> [Task directions]:
Take the lines from the head of the listing through the one bearing "ax.set_ylim(0.01, 1)" and copy them exactly, leaving every picture out.
^^^^^^^^
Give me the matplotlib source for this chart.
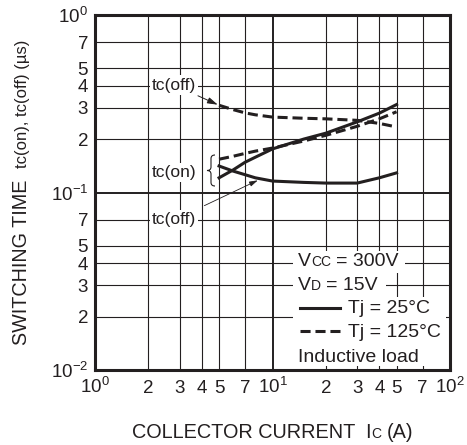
import numpy as np
import matplotlib
matplotlib.use('Agg')
import matplotlib.pyplot as plt
from matplotlib.ticker import LogLocator, FuncFormatter
from matplotlib.path import Path
from matplotlib.patches import PathPatch, Rectangle
from matplotlib.lines import Line2D

plt.rcParams['font.family'] = ['Liberation Sans', 'DejaVu Sans']
INK = '#231f20'

# data
current = [5, 6, 7, 8, 10, 15, 20, 30, 40, 50]
ton_25 = [0.121, 0.134, 0.148, 0.158, 0.176, 0.200, 0.216, 0.250, 0.280, 0.313]
ton_125 = [0.154, 0.160, 0.166, 0.171, 0.178, 0.195, 0.210, 0.236, 0.260, 0.285]
toff_25 = [0.141, 0.132, 0.126, 0.121, 0.116, 0.114, 0.113, 0.113, 0.121, 0.129]
toff_125 = [0.310, 0.293, 0.281, 0.274, 0.266, 0.262, 0.260, 0.255, 0.245, 0.234]

W, H = 467, 445
fig = plt.figure(figsize=(W / 100, H / 100), dpi=100)
ax = fig.add_axes([95 / W, 1 - 370 / H, 355 / W, 355 / H])
renderer = fig.canvas.get_renderer()


def px_ax(x, y):
    # figure pixel (from top-left) -> axes fraction
    return (x - 95) / 355, (370 - y) / 355


ax.set_xscale('log')
ax.set_yscale('log')
ax.set_xlim(1, 100)
ax.set_ylim(0.01, 1)

sub_fmt = FuncFormatter(lambda v, p: '%d' % round(v / 10 ** np.floor(np.log10(v) + 1e-9)))
for axis in (ax.xaxis, ax.yaxis):
    axis.set_major_locator(LogLocator(base=10, numticks=5))
    axis.set_minor_locator(LogLocator(base=10, subs=(2, 3, 4, 5, 7), numticks=12))
    axis.set_minor_formatter(sub_fmt)
ax.tick_params(which='both', length=0, labelsize=13.5, colors=INK)
ax.tick_params(axis='x', which='both', pad=16.5)
ax.tick_params(axis='y', which='both', pad=5)
for tick in ax.xaxis.get_major_ticks() + ax.xaxis.get_minor_ticks():
    tick.label1.set_va('baseline')
ax.grid(which='major', color=INK, lw=1.4)
ax.grid(which='minor', color=INK, lw=0.8)
for s in ax.spines.values():
    s.set_linewidth(2.2)
    s.set_color(INK)

dash = (0, (3.3, 1.6))
ax.plot(current, ton_25, color=INK, lw=2.2, zorder=3)
ax.plot(current, toff_25, color=INK, lw=2.2, zorder=3)
ax.plot(current, ton_125, color=INK, lw=2.2, ls=dash, zorder=3)
ax.plot(current, toff_125, color=INK, lw=2.2, ls=dash, zorder=3)

# labels on the curves
box = dict(fc='white', ec='none', pad=1.5)
ax.annotate('tc(off)', xy=(current[0], toff_125[0]), xytext=(2.79, 0.403),
            ha='center', va='center', fontsize=12.5, color=INK, bbox=box, zorder=4,
            arrowprops=dict(arrowstyle='-|>,head_length=0.5,head_width=0.15', lw=0.7,
                            color=INK, shrinkA=2, shrinkB=1))
ax.annotate('tc(off)', xy=(8.4, 0.118), xytext=(2.79, 0.070),
            ha='center', va='center', fontsize=12.5, color=INK, bbox=box, zorder=4,
            arrowprops=dict(arrowstyle='-|>,head_length=0.4,head_width=0.12', lw=0.6,
                            color=INK, shrinkA=8, shrinkB=1))
ax.text(2.79, 0.129, 'tc(on)', ha='center', va='center', fontsize=12.5, color=INK,
        bbox=box, zorder=4)

# brace
bx0, by0 = px_ax(207, 186)
bx1, by1 = px_ax(215, 155)
bm = (by0 + by1) / 2
xm = (bx0 + bx1) / 2
d = 0.01
verts = [(bx1, by1), (xm, by1), (xm, by1 - d), (xm, bm + d), (xm, bm), (bx0, bm),
         (xm, bm), (xm, bm - d), (xm, by0 + d), (xm, by0), (bx1, by0)]
codes = [Path.MOVETO, Path.CURVE3, Path.CURVE3, Path.LINETO, Path.CURVE3, Path.CURVE3,
         Path.CURVE3, Path.CURVE3, Path.LINETO, Path.CURVE3, Path.CURVE3]
ax.add_patch(PathPatch(Path(verts, codes), transform=ax.transAxes, fc='none',
                       ec=INK, lw=0.8, zorder=4))


def rich_text(x, y, pieces):
    # pieces drawn left to right on one baseline, x/y in figure pixels
    for p in pieces:
        if isinstance(p, (int, float)):
            x += p
            continue
        s, size = p
        t = fig.text(x / W, 1 - y / H, s, fontsize=size, ha='left', va='baseline',
                     color=INK, zorder=5)
        x += t.get_window_extent(renderer).width
    return x


# condition block, white patches cover the grid
for (x0, y0, x1, y1) in [(293, 251, 405, 273), (293, 273, 386, 297), (293, 297, 446, 366)]:
    a0, b0 = px_ax(x0, y1)
    a1, b1 = px_ax(x1, y0)
    ax.add_patch(Rectangle((a0, b0), a1 - a0, b1 - b0, transform=ax.transAxes,
                           fc='white', ec='none', zorder=2))

rich_text(298, 266, [('V', 14), ('CC', 10), 5, ('= 300V', 14)])
rich_text(298, 290, [('V', 14), ('D', 10), 5, ('= 15V', 14)])
rich_text(348, 313, [('Tj = 25°C', 14)])
rich_text(348, 337, [('Tj = 125°C', 14)])
rich_text(298, 362, [('Inductive load', 14)])

for yy, style in [(308, '-'), (331, dash)]:
    l0 = px_ax(300, yy)
    l1 = px_ax(340, yy)
    ax.add_line(Line2D([l0[0], l1[0]], [l0[1], l1[1]], transform=ax.transAxes,
                       color=INK, lw=2.2, ls=style, zorder=4))

# axis titles
rich_text(132, 438, [('COLLECTOR CURRENT  I', 14.3), ('C', 10), 5, ('(A)', 14.3)])
fig.text(27 / W, 1 - 345 / H, 'SWITCHING TIME', rotation=90, rotation_mode='anchor',
         ha='left', va='baseline', fontsize=14.2, color=INK)
fig.text(27 / W, 1 - 40 / H, 'tc(on), tc(off) (µs)', rotation=90, rotation_mode='anchor',
         ha='right', va='baseline', fontsize=12, color=INK)

fig.savefig('out.png', dpi=100)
^^^^^^^^
> [Correct result]:
Give me the matplotlib source for this chart.
import numpy as np
import matplotlib
matplotlib.use('Agg')
import matplotlib.pyplot as plt
from matplotlib.ticker import LogLocator, FuncFormatter
from matplotlib.path import Path
from matplotlib.patches import PathPatch, Rectangle
from matplotlib.lines import Line2D

plt.rcParams['font.family'] = ['Liberation Sans', 'DejaVu Sans']
INK = '#231f20'

# data
current = [5, 6, 7, 8, 10, 15, 20, 30, 40, 50]
ton_25 = [0.121, 0.134, 0.148, 0.158, 0.176, 0.200, 0.216, 0.250, 0.280, 0.313]
ton_125 = [0.154, 0.160, 0.166, 0.171, 0.178, 0.195, 0.210, 0.236, 0.260, 0.285]
toff_25 = [0.141, 0.132, 0.126, 0.121, 0.116, 0.114, 0.113, 0.113, 0.121, 0.129]
toff_125 = [0.310, 0.293, 0.281, 0.274, 0.266, 0.262, 0.260, 0.255, 0.245, 0.234]

W, H = 467, 445
fig = plt.figure(figsize=(W / 100, H / 100), dpi=100)
ax = fig.add_axes([95 / W, 1 - 370 / H, 355 / W, 355 / H])
renderer = fig.canvas.get_renderer()


def px_ax(x, y):
    # figure pixel (from top-left) -> axes fraction
    return (x - 95) / 355, (370 - y) / 355


ax.set_xscale('log')
ax.set_yscale('log')
ax.set_xlim(1, 100)
ax.set_ylim(0.01, 1)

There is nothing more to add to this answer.